Далее Агнесса воскрешает незадачливого жениха и её, как ведьму, бросают в костёр. Костёр отказывается разгораться, и святую убивают мечом.
Костер отказывается разгораться — снова чудо, «так не может быть». Может, если костёр не разгорается потому, что костёр нужен для того, чтобы сжигать колдуний. В народном сознании. Святую не может убить то, что убивает ведьм, служительниц культа (культ, однако, в этом житии выступал уже ранее — когда героиню просили принести жертвы богам, а теперь вдруг хотят сжечь на костре — какое противоречие, но ведь житие могло быть редактируемо веками). Поэтому девушку, как благородного воина, убивает меч.
Подруга-мусульманка спрашивала меня, почему проповедники древности использовали заведомо невероятные образы – ангелы на облаках, лестницы на небо? Вот поэтому.
Образы не существуют в житиях только лишь «для красоты», они всегда относятся к какому-то факту из реальности. Волосы отрастают потому, что девушка яростно сопротивляется насилию, огонь не берёт её, потому что она святая, а не колдунья.
Читая жития, мы одновременно узнаём истории живших и живых людей и считываем те противоречия, те яркие, бьющие в цель образы, которые сотворили мир христианский таким непохожим на мир языческий.

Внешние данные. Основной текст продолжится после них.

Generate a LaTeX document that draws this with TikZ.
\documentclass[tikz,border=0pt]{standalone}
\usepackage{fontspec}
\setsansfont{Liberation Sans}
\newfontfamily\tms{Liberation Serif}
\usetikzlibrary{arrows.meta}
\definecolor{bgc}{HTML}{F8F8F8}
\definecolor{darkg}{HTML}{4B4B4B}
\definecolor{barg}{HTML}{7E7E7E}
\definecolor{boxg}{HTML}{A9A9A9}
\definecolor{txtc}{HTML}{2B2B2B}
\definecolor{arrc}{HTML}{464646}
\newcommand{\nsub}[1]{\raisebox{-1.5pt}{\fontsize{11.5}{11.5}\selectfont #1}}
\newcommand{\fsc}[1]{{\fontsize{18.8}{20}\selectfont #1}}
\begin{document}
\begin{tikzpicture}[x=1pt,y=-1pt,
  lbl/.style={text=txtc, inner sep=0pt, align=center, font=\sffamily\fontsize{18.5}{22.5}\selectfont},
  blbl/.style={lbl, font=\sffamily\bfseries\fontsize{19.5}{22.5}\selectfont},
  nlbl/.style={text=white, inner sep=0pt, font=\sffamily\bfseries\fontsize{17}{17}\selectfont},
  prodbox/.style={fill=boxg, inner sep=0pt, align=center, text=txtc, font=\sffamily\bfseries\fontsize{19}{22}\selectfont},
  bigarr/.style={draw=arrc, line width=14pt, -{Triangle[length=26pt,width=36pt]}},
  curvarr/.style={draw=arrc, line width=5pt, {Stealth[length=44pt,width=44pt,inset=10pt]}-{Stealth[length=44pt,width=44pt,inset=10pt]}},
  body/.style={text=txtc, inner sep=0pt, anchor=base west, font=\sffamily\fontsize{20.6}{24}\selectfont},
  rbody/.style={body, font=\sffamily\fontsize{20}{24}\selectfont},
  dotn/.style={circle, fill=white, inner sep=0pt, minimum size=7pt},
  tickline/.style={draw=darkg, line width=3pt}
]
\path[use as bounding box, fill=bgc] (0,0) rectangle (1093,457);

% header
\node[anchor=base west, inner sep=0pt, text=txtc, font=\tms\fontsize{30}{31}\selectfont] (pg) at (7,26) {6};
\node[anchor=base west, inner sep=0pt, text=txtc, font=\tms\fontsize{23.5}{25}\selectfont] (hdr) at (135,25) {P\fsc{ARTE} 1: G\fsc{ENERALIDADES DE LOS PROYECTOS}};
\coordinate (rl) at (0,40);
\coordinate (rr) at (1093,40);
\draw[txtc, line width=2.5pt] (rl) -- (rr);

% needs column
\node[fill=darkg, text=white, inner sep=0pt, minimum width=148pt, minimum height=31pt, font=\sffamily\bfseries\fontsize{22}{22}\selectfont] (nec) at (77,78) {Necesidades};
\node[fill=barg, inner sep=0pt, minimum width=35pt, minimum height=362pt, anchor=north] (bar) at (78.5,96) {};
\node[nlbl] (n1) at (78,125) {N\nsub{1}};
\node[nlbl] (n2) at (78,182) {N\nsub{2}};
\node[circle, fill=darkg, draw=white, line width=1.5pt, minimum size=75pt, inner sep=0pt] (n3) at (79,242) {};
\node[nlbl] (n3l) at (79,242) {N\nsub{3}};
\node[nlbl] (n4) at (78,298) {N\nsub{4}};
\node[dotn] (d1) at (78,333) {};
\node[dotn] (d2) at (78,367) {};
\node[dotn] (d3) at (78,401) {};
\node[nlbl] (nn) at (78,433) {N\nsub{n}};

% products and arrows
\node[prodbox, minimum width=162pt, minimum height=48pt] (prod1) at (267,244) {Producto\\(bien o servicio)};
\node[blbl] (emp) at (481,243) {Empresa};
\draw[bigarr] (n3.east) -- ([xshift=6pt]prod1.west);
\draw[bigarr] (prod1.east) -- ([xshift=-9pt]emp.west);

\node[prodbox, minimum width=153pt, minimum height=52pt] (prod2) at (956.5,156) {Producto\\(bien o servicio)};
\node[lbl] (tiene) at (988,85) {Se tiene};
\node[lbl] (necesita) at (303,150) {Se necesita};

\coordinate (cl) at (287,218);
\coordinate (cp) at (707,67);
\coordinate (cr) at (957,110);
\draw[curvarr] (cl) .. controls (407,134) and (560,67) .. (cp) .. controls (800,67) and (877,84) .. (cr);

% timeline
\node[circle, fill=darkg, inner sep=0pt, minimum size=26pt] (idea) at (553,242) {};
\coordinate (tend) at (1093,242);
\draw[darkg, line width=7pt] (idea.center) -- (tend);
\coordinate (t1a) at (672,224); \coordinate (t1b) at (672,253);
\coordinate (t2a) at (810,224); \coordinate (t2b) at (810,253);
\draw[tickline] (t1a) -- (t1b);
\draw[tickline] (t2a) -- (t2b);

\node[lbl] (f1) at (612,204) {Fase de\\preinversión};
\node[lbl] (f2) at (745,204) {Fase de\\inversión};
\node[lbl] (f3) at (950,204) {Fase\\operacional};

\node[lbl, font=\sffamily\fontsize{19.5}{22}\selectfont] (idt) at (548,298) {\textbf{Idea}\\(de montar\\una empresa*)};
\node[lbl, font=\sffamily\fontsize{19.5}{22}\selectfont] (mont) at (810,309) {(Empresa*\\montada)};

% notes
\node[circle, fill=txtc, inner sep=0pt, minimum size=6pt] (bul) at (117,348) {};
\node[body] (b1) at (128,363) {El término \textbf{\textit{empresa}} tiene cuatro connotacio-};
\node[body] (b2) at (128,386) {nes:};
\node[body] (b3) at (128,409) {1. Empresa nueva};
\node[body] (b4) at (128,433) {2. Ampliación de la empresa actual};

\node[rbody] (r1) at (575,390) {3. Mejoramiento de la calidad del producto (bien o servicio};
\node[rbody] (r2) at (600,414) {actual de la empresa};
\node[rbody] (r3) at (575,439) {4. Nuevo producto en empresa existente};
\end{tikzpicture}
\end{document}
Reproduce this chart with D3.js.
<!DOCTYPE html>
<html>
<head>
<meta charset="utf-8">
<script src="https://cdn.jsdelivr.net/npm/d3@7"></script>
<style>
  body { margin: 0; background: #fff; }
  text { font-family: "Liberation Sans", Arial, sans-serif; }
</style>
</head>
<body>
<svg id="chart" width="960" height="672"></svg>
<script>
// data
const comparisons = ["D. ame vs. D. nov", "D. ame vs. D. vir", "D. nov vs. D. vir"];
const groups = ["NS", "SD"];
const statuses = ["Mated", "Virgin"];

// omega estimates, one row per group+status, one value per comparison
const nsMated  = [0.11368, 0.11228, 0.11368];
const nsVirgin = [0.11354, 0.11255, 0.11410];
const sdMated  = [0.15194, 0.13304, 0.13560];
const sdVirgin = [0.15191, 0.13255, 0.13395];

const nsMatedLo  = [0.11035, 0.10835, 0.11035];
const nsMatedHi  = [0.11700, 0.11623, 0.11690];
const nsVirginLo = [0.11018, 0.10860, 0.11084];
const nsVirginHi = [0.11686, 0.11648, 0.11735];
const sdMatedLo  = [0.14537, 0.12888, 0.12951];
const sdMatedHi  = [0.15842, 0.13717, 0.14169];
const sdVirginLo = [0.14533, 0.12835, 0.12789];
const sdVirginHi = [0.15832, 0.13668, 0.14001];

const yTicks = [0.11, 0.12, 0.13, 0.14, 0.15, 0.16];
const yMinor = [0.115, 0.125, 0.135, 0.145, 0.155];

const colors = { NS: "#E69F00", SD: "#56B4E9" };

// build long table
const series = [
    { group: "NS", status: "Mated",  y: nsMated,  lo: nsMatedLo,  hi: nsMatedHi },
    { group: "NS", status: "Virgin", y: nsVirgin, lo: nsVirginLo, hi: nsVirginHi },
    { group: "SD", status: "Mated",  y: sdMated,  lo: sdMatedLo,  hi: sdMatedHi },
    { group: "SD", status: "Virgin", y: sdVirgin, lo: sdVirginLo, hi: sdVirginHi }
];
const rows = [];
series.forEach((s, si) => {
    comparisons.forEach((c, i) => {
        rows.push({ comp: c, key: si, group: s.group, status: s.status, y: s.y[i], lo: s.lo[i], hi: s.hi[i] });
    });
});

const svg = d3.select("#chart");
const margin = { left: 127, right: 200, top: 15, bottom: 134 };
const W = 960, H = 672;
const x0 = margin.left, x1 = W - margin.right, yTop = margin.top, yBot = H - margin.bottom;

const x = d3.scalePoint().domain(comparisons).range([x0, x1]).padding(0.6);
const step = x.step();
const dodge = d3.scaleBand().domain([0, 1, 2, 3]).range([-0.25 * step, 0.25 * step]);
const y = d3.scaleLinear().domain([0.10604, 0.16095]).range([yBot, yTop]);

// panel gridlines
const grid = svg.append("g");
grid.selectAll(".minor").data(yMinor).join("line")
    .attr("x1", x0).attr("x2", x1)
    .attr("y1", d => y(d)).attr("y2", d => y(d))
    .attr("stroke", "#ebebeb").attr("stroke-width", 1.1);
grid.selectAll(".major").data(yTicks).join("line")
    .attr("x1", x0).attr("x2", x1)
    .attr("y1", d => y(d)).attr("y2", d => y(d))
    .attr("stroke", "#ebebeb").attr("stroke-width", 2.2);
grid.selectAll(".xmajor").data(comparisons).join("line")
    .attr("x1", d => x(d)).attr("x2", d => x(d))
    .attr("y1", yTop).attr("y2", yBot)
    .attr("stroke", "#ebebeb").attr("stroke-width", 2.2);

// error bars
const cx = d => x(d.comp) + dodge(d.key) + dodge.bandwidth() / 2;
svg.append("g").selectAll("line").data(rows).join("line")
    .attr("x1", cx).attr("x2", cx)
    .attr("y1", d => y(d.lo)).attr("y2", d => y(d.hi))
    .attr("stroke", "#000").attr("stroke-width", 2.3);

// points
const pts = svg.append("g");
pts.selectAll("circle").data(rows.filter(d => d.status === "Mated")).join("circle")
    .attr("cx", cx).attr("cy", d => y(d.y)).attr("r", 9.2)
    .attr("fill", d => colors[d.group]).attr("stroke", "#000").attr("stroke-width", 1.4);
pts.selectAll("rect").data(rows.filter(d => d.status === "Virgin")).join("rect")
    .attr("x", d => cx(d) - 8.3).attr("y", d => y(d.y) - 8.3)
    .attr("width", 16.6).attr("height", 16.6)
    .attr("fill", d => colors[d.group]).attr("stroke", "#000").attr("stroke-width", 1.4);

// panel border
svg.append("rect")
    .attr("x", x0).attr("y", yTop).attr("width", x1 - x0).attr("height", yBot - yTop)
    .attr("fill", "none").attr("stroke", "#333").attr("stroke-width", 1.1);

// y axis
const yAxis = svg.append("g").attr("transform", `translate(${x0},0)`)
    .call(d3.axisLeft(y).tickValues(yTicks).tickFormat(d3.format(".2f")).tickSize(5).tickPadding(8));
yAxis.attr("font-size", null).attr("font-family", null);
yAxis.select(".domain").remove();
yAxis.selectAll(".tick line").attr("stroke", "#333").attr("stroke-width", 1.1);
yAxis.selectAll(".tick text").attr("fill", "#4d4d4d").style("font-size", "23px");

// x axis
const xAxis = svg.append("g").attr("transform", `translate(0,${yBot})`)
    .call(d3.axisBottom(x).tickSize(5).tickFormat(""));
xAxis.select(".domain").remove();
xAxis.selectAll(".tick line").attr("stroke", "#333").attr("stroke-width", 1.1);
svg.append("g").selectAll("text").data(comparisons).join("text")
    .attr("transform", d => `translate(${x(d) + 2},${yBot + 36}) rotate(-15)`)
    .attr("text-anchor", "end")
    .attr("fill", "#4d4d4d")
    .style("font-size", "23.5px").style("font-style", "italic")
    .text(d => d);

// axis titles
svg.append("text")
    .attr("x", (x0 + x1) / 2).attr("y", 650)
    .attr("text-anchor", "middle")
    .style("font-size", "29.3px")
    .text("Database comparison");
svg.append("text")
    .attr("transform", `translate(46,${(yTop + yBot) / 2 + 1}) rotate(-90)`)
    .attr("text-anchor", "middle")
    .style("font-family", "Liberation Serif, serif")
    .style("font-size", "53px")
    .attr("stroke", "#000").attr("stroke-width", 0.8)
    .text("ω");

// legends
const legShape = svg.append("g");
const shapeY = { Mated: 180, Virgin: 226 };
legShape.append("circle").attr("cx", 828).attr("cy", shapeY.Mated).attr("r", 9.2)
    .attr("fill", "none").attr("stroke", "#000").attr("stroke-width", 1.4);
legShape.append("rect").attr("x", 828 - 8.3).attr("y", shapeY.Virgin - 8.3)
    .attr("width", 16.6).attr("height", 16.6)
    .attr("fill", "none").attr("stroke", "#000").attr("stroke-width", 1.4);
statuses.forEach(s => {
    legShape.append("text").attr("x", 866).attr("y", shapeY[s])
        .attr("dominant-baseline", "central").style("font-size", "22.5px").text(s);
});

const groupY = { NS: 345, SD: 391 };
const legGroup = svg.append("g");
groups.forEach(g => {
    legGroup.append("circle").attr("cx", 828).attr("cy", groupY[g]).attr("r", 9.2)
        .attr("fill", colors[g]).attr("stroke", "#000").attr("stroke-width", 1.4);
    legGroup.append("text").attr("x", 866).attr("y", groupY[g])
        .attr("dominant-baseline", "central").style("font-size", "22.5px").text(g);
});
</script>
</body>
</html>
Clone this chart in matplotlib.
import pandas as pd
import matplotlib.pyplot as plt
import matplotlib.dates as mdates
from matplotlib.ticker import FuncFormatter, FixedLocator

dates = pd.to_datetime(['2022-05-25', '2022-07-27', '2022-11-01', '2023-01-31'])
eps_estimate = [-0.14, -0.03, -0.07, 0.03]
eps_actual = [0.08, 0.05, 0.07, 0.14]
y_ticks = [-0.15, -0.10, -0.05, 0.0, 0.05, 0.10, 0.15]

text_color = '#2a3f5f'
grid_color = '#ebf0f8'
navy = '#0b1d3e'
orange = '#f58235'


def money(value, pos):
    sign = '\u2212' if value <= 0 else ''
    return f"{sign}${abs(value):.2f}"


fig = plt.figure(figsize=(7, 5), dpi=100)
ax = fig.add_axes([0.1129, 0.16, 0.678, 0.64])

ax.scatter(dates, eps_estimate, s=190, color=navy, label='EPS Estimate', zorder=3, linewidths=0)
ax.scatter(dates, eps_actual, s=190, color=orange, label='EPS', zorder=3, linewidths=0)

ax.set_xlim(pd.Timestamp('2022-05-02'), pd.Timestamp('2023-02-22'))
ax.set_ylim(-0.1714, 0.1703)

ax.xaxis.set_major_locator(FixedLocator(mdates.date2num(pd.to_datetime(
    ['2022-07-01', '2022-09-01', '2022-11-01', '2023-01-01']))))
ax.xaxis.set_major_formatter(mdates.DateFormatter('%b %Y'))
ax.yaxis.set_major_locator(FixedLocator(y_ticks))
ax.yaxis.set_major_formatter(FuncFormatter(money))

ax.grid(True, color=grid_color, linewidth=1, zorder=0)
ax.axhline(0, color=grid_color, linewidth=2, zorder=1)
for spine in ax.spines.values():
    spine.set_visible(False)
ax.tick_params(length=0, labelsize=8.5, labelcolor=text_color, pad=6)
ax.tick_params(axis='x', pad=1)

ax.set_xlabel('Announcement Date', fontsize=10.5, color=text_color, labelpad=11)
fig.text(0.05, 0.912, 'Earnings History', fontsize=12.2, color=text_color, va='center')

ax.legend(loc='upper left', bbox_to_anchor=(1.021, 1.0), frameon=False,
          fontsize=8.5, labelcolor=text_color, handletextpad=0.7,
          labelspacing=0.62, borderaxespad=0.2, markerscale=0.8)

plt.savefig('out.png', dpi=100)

Важно, что у каждого из святых есть дни памяти. Святые — не просто иллюстрации к тому, что стремление к истине вырвет человека из отчего дома, из насильственного брака, из тихого, покорного существования. Святые — жившие и живые люди. Мы помним их, мы рисуем и храним их изображения, не лишенные тоже символизма. Они ушли от нас, но они до сих пор с нами. Мы не «молимся святым», как говорят протестанты и мусульмане, — мы молимся вместе со святыми, вспоминаем их дни рождения и дни смерти.
Также в Церкви есть обычай, в рамках которого многим святым приписывается область человеческого бытования, которой они покровительствуют. В народном сознании это преломилось как «святой Антипа лечит зубы», например.
Смысл же в том, что святой прожигал своей жизнью огненный след в той или иной сфере человеческого бытования, показывая вопиющий контраст между обычаями мира и обычаями будущего – обычаями людей, причастных к опыту Церкви. Он не лечит зубы – он наиболее яркий пример того, как человек, вовлечённый в опыт Церкви, относится к телесности и здоровью, к здоровью ближнего.
Насколько много у нас друзей, насколько мы не одиноки, если с древних картинок на нас смотрят наши ровесники – радостные той же радостью, что и мы.
Насколько много имеет сестёр каждая девушка, сопротивляющаяся тому, что её видят лишь как объект похоти или чью-то будущую матку.
Насколько много братьев имеет каждый юноша, который не хочет признавать, что без демонстрации «мужской силы», без приверженности кумирам мира сего – он никто.
Насколько радостно, чисто наше время – каждый день в году – день памяти одного из милых наших товарищей во Христе, быть бы достойными.
Церковь – не текст, состоящий из указаний, запретов и событий в хронологическом порядке. Это принципиальный момент. Церковь – не интертекст. Церковь – люди, общность людей. Глаза друзей, глядящие на нас с икон.